1) Beauty and the Beast (2017) BV $170,000,000
2) Kong: Skull Island WB $28,850,000 Total: $110,125,294
3) Logan Fox $17,500,000 Total: $184,026,885
4) Get Out Uni. $13,249,475 Total: $133,117,620
5) The Shack LG/S $6,130,000 Total: $42,614,630
6) The LEGO Batman Movie WB $4,700,000 Total: $167,423,352
7) The Belko Experiment BH Tilt $4,051,000 –
8) Hidden Figures Fox $1,500,000 Total: $165,559,069
9) John Wick: Chapter Two LG/S $1,200,000 Total: $89,790,804
10) Before I Fall ORF $1,034,425 Total: $11,295,102
11) Lion Wein. $784,000 Total: $50,050,614
12) La La Land LG/S $530,000 Total: $149,764,184

8 Comments

  1. I like the sort of dark fantasy in stories like Beauty and the Beast, Phantom of the Opera, Edward Scissorhands, etc. I won’t be running out to see the new Beauty though; too many things I don’t like about what Disney did with it.

    • Eric, I feel the same way. Although I enjoy these types of films and the story, Disney doesn’t do it for me. That said, I have a suggestion. It’s Beauty and the Beast (French: La Belle et la Bête) a 2014 Franco-German romantic fantasy film based on the traditional fairy tale of the same name. I got lost in the film… in spite of the sub-titles. And, it has won several foreign awards.

      There is also a 1946 french version that I’ve thoroughly enjoyed as well. In 1999 the famous Chicago Sun-Times critic Roger Ebert (my favorite critic) added the film to his The Great Movies list, calling it “one of the most magical of all films”

  2. How can you not see a hit with Beauty and the Beast. The Disney Princesses are extremely marketable and especially with their most popular princess, Belle. I was a little girl when the animated movie came out and I preferred that one to this new one.

    • Exactly my thinking. It was a sure fire box office draw. Had some of the most bankable stars in it, Mckellen, Mcgregor and Watson. Also it’s scene for scene and word for word close to the record breaking animation. The audience for most of disneys slate is cemented long before they hit the theatres.

    • Exactly my thinking. It was a sure fire box office draw. Had some of the most bankable stars in it, Mckellen, Mcgregor and Watson. Also it’s scene for scene and word for word close to the record breaking animation. The audience for most of disneys slate is cemented long before they hit the theatres.

  3. But I admit I was stunned by these numbers for “Beauty” because I figured who in the hell wants to see a live action version of an old cartoon? Turns out that everybody did. But I realize now that when I thought that what I was really thinking was “Why would brothers would want to see “Beauty”? C’mon be honest. Can you imagine a black guy at a movie theater asking for a ticket for “Beauty and the Beast”? Yeah right I even got three separate invitations for advance screenings of the film and I threw them away. I didn’t even want to see it for free. The only exception I can see is a black guy talking his young daughter or a niece to see the film and even then it would be under extreme reluctance and duress.

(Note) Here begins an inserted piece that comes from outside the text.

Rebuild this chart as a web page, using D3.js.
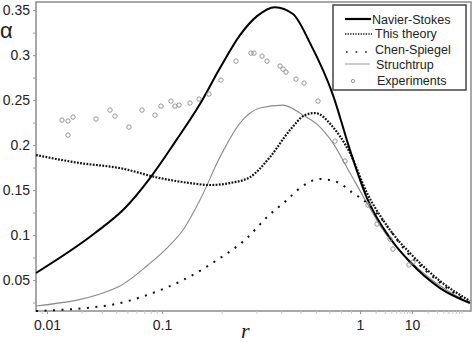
<!DOCTYPE html>
<html>
<head>
<meta charset="utf-8">
<script src="https://cdn.jsdelivr.net/npm/d3@7/dist/d3.min.js"></script>
<style>
  body { margin: 0; background: #fff; }
  svg { display: block; font-family: Arial, "Liberation Sans", sans-serif; }
</style>
</head>
<body>
<script>
// values: r (log axis) and alpha
var nsR = [0.00802, 0.02615, 0.04768, 0.07864, 0.1163, 0.1555, 0.1963, 0.2477, 0.3019, 0.3721, 0.4587, 0.5594, 0.7305, 0.8901, 1.363, 3.775, 9.15, 34.6, 130.4]
var nsA = [0.0578, 0.1022, 0.13, 0.1633, 0.2033, 0.2456, 0.2856, 0.3222, 0.3433, 0.3533, 0.3456, 0.3133, 0.2556, 0.1944, 0.1411, 0.0967, 0.07, 0.0411, 0.0244]

var ttR = [0.00802, 0.01936, 0.0431, 0.0961, 0.1385, 0.1748, 0.2206, 0.2783, 0.3511, 0.4431, 0.5275, 0.5926, 0.7305, 0.8901, 1.363, 2.77, 5.38, 9.15, 34.6, 130.4]
var ttA = [0.1889, 0.18, 0.1744, 0.1633, 0.1578, 0.1556, 0.1578, 0.1644, 0.1867, 0.2167, 0.2333, 0.2356, 0.22, 0.1911, 0.1467, 0.1167, 0.0944, 0.08, 0.0489, 0.0267]

var csR = [0.00802, 0.0353, 0.0741, 0.1277, 0.1896, 0.2687, 0.3391, 0.4278, 0.4977, 0.6281, 0.765, 0.9218, 1.363, 2.424, 3.775, 7.33, 17.8, 53.8, 130.4]
var csA = [0.0156, 0.0222, 0.0333, 0.05, 0.0722, 0.0967, 0.12, 0.1389, 0.1522, 0.1622, 0.1589, 0.1467, 0.1356, 0.12, 0.1056, 0.0833, 0.0611, 0.0389, 0.0244]

var stR = [0.00802, 0.04143, 0.0755, 0.1072, 0.1277, 0.1555, 0.1963, 0.2477, 0.3125, 0.4084, 0.5156, 0.6136, 0.7305, 0.8901, 1.363, 2.77, 5.88, 14.25, 43.1, 130.4]
var stA = [0.0211, 0.0422, 0.0667, 0.0867, 0.1056, 0.1389, 0.1867, 0.2244, 0.2411, 0.2444, 0.2333, 0.2222, 0.2022, 0.1689, 0.1356, 0.1056, 0.0822, 0.0611, 0.04, 0.0244]

var expR = [0.0135, 0.01523, 0.01683, 0.01523, 0.02668, 0.0353, 0.03903, 0.05164, 0.067, 0.0869, 0.098, 0.111, 0.1163, 0.1219, 0.1385, 0.1538, 0.1727, 0.1986, 0.2364, 0.2815, 0.2915, 0.32, 0.3391, 0.3945, 0.4084, 0.4229, 0.4751, 0.5216, 0.6136, 0.7477, 0.8399, 1.425, 2.123, 3.775, 4.31, 8.75, 10.45]
var expA = [0.2278, 0.2267, 0.2311, 0.2111, 0.2289, 0.2389, 0.2322, 0.22, 0.2389, 0.2333, 0.2433, 0.2489, 0.2433, 0.2444, 0.2467, 0.2511, 0.2567, 0.2722, 0.2933, 0.3022, 0.3022, 0.2989, 0.2933, 0.2878, 0.2844, 0.2811, 0.2733, 0.2689, 0.2489, 0.2044, 0.1822, 0.1333, 0.1122, 0.0956, 0.0844, 0.0667, 0.07]

var xTicks = [0.01, 0.1, 1, 10]
var xTickLabels = ['0.01', '0.1', '1', '10']
var yTicks = [0.05, 0.1, 0.15, 0.2, 0.25, 0.3, 0.35]
var yTickLabels = ['0.05', '0.1', '0.15', '0.2', '0.25', '0.3', '0.35']
var legendNames = ['Navier-Stokes', 'This theory', 'Chen-Spiegel', 'Struchtrup', 'Experiments']

var W = 474, H = 343
var svg = d3.select('body').append('svg').attr('width', W).attr('height', H)

// the r axis is not evenly spaced per decade in the original, so piecewise on log10(r)
var xs = d3.scaleLinear().domain([-2.096, -2, -1, 0, 1, 2.154]).range([36, 47, 162, 360, 412, 472])
var x = function (r) { return xs(Math.log10(r)) }
var y = d3.scaleLinear().domain([0.0156, 0.359]).range([311, 2])

function zip (rs, as) { return rs.map(function (r, i) { return [r, as[i]] }) }

var line = d3.line()
  .x(function (d) { return x(d[0]) })
  .y(function (d) { return y(d[1]) })
  .curve(d3.curveMonotoneX)

// frame
svg.append('rect')
  .attr('x', 36).attr('y', 2).attr('width', 435).attr('height', 309)
  .attr('fill', 'none').attr('stroke', '#8c8c8c').attr('stroke-width', 1.5)

// minor x ticks
var minor = []
for (var k = -3; k <= 2; k++) {
  for (var m = 2; m <= 9; m++) {
    var v = m * Math.pow(10, k)
    if (x(v) > 37 && x(v) < 470) minor.push(Math.log10(v))
  }
}
var gxm = svg.append('g').attr('transform', 'translate(0,311)')
  .call(d3.axisBottom(xs).tickValues(minor).tickSize(3).tickFormat(''))
gxm.select('.domain').remove()
gxm.selectAll('line').attr('stroke', '#c8c8c8')

var gx = svg.append('g').attr('transform', 'translate(0,311)')
  .call(d3.axisBottom(xs).tickValues(xTicks.map(Math.log10)).tickSize(3).tickPadding(6)
    .tickFormat(function (d, i) { return xTickLabels[i] }))
gx.select('.domain').remove()
gx.selectAll('line').attr('stroke', '#999')
gx.selectAll('text').attr('font-size', 14).attr('fill', '#222')
  .attr('font-family', 'Arial, "Liberation Sans", sans-serif')

var yMinor = d3.range(0.025, 0.351, 0.025)
var gym = svg.append('g').attr('transform', 'translate(36,0)')
  .call(d3.axisLeft(y).tickValues(yMinor).tickSize(3).tickFormat(''))
gym.select('.domain').remove()
gym.selectAll('line').attr('stroke', '#999')

var gy = svg.append('g').attr('transform', 'translate(36,0)')
  .call(d3.axisLeft(y).tickValues(yTicks).tickSize(3).tickPadding(3)
    .tickFormat(function (d, i) { return yTickLabels[i] }))
gy.select('.domain').remove()
gy.selectAll('line').attr('stroke', '#999')
gy.selectAll('text').attr('font-size', 14).attr('fill', '#222')
  .attr('font-family', 'Arial, "Liberation Sans", sans-serif')

svg.append('text').attr('x', 0).attr('y', 38)
  .attr('font-size', 22).attr('fill', '#222').text('α')
svg.append('text').attr('x', 241).attr('y', 338)
  .attr('font-family', '"Liberation Serif", "DejaVu Serif", serif')
  .attr('font-style', 'italic').attr('font-size', 22).attr('fill', '#222').text('r')

// curves
var plot = svg.append('g')

plot.append('path').datum(zip(stR, stA)).attr('d', line)
  .attr('fill', 'none').attr('stroke', '#8a8a8a').attr('stroke-width', 1.1)

plot.append('path').datum(zip(csR, csA)).attr('d', line)
  .attr('fill', 'none').attr('stroke', '#111').attr('stroke-width', 2)
  .attr('stroke-dasharray', '2,6.5')

plot.append('path').datum(zip(ttR, ttA)).attr('d', line)
  .attr('fill', 'none').attr('stroke', '#111').attr('stroke-width', 2.2)
  .attr('stroke-dasharray', '1.8,1.4')

plot.append('path').datum(zip(nsR, nsA)).attr('d', line)
  .attr('fill', 'none').attr('stroke', '#000').attr('stroke-width', 2)

plot.selectAll('circle.exp').data(zip(expR, expA)).enter().append('circle')
  .attr('class', 'exp')
  .attr('cx', function (d) { return x(d[0]) })
  .attr('cy', function (d) { return y(d[1]) })
  .attr('r', 2.2)
  .attr('fill', 'none').attr('stroke', '#8a8a8a').attr('stroke-width', 0.9)

// legend
var lg = svg.append('g')
lg.append('rect').attr('x', 333).attr('y', 5).attr('width', 133).attr('height', 85)
  .attr('fill', '#fff').attr('stroke', '#444').attr('stroke-width', 1.5)

var ly = [19, 33, 49, 64, 80]
var lx = [372, 375, 375, 376, 377]
lg.append('line').attr('x1', 345).attr('x2', 371).attr('y1', ly[0]).attr('y2', ly[0])
  .attr('stroke', '#000').attr('stroke-width', 2.2)
lg.append('line').attr('x1', 345).attr('x2', 372).attr('y1', ly[1] + 1).attr('y2', ly[1] + 1)
  .attr('stroke', '#111').attr('stroke-width', 1.6).attr('stroke-dasharray', '1.3,1.3')
lg.append('line').attr('x1', 346).attr('x2', 372).attr('y1', ly[2] + 3).attr('y2', ly[2] + 3)
  .attr('stroke', '#111').attr('stroke-width', 1.6).attr('stroke-dasharray', '1.6,8')
lg.append('line').attr('x1', 345).attr('x2', 370).attr('y1', ly[3]).attr('y2', ly[3])
  .attr('stroke', '#999').attr('stroke-width', 1)
lg.append('circle').attr('cx', 353).attr('cy', ly[4] + 1).attr('r', 1.6)
  .attr('fill', 'none').attr('stroke', '#8a8a8a').attr('stroke-width', 0.9)

lg.selectAll('text.lab').data(legendNames).enter().append('text')
  .attr('class', 'lab')
  .attr('x', function (d, i) { return lx[i] })
  .attr('y', function (d, i) { return ly[i] })
  .attr('dy', '0.36em')
  .attr('font-size', 12.5).attr('fill', '#222')
  .text(function (d) { return d })
</script>
</body>
</html>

    However this goes back to something I have been wondering of late. Just what kind of an impact do black male filmgoers have when it comes to a movie’s box office? Less of one I’m afraid. There’s no doubt that black women are a much bigger factor when it comes to the box office than black men. Look at the most popular black films currently out there The b.o. results for “Fences”, “Moonlight” and “Get Out” are strongly driven by black women more than men. In fact I’ve heard about and read more articles and thinkpieces about “Get Out” by black women more than men. And do I even have to mention “Hidden Figures’?

    And of have to admit that over the past decade most black films seemed to be geared more towards black women than men. Even director David E. Talbert (“Baggage Claim”, “Almost Christmas”) once said that he made films geared towards black women because that’s where’s the money’s at. And if it wasn’t for black women filmgoers Tyler Perry would still be some struggling guy living in his car trying to figure out how to change his situation. Black women even came out in droves to see “Django Unchained” despite its extreme violence because they were fascinated by the story and the premise of the black man saving the black women he loved

    What’s happening to us? Have we lost our way? I was talking to friend this past week about this situation regarding black men and their lessening box office impact and she speculated that the reason why is simply because there aren’t just as many black men as they used to be. We’re becoming extinct. Whether you agree with that opinion or not it does begs the question would a film that was geared exclusively to black men be a box office success today? I’m inclined to say no. You would, maybe, have to go back to the blaxploitation films of the 1970’s to find films that were aimed exclusively at black men (that’s maybe why I still love them so much) and when, you could also argue, when black men were more abundance. If you disagree please tell me because I hope I’m wrong

  4. I don’t know about the numbers but with so many Black men incarcerated of somehow living under a coloud, who has time or resources for movies in theatres. maybe boootleggging has something to do with this, too. Still if filmmakers create anything “gangster,” anything “action,” and somethings about outliers like Huey P. Newton, (fill in your blank!) etc. then you’ll get Black men in seats in theatres. If Black men knew “Fences” and almost all of August Wilson’s work is about them, they’d see them gladly. Perhaps, its a reader-literary thing, too. Women in general read more fiction than men. I don’t blame Black men for not coming out to movies these days. They aren’t all that recognizable onscreen. Get Out did a good job of depicting a variety of contemporary and ordinary Black men in an extraordinary and immediately recognizable, horrific situation. I bet its doing gangbusters in the untrackable bootleg market. Just saying. No hard feelings people!